§ **Task details**:
Reproduce the listing below exactly, beginning with its first line and ending with the line that holds "pw, ph = W - L - R, H - T - B"; pictures are not part of the copy.
Recorded data start
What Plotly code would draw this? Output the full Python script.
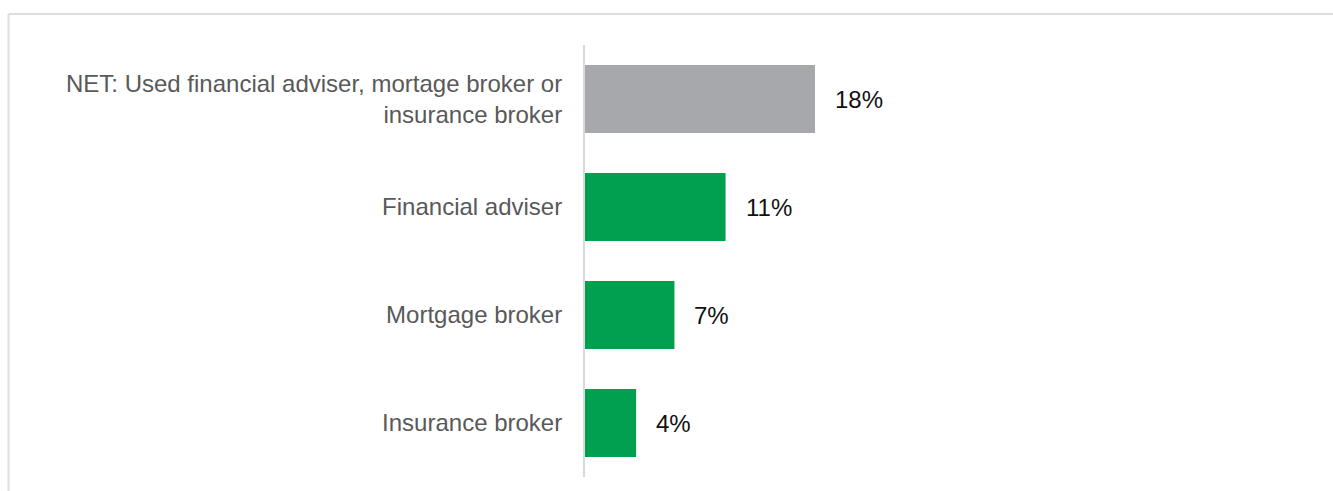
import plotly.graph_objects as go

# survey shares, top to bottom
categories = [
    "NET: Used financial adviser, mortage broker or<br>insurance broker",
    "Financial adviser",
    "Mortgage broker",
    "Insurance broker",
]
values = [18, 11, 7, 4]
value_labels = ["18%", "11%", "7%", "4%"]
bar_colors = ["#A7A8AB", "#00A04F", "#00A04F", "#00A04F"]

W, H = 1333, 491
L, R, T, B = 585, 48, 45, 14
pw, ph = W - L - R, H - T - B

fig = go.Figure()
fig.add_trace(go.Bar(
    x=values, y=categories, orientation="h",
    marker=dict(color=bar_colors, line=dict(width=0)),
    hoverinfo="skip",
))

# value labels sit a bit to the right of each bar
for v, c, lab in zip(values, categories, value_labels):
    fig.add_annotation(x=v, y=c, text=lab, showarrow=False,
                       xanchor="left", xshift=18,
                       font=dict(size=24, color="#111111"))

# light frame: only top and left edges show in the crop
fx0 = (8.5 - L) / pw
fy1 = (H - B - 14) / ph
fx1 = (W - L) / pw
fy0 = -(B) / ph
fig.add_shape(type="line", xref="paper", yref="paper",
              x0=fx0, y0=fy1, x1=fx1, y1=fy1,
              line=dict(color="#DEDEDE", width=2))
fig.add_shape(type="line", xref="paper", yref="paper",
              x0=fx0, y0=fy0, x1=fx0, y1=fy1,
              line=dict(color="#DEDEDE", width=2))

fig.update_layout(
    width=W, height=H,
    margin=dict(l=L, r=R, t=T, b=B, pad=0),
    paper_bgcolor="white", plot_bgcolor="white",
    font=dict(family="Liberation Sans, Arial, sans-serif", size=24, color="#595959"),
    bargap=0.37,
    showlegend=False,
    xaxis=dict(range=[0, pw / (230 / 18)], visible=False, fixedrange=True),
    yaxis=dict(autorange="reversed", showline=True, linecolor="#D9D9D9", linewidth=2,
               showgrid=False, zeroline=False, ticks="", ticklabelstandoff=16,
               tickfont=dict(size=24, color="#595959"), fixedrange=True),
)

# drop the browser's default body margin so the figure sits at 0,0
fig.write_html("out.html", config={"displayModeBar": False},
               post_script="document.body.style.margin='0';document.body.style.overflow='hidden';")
Recorded data end
§ **Correct response**:
What Plotly code would draw this? Output the full Python script.
import plotly.graph_objects as go

# survey shares, top to bottom
categories = [
    "NET: Used financial adviser, mortage broker or<br>insurance broker",
    "Financial adviser",
    "Mortgage broker",
    "Insurance broker",
]
values = [18, 11, 7, 4]
value_labels = ["18%", "11%", "7%", "4%"]
bar_colors = ["#A7A8AB", "#00A04F", "#00A04F", "#00A04F"]

W, H = 1333, 491
L, R, T, B = 585, 48, 45, 14
pw, ph = W - L - R, H - T - B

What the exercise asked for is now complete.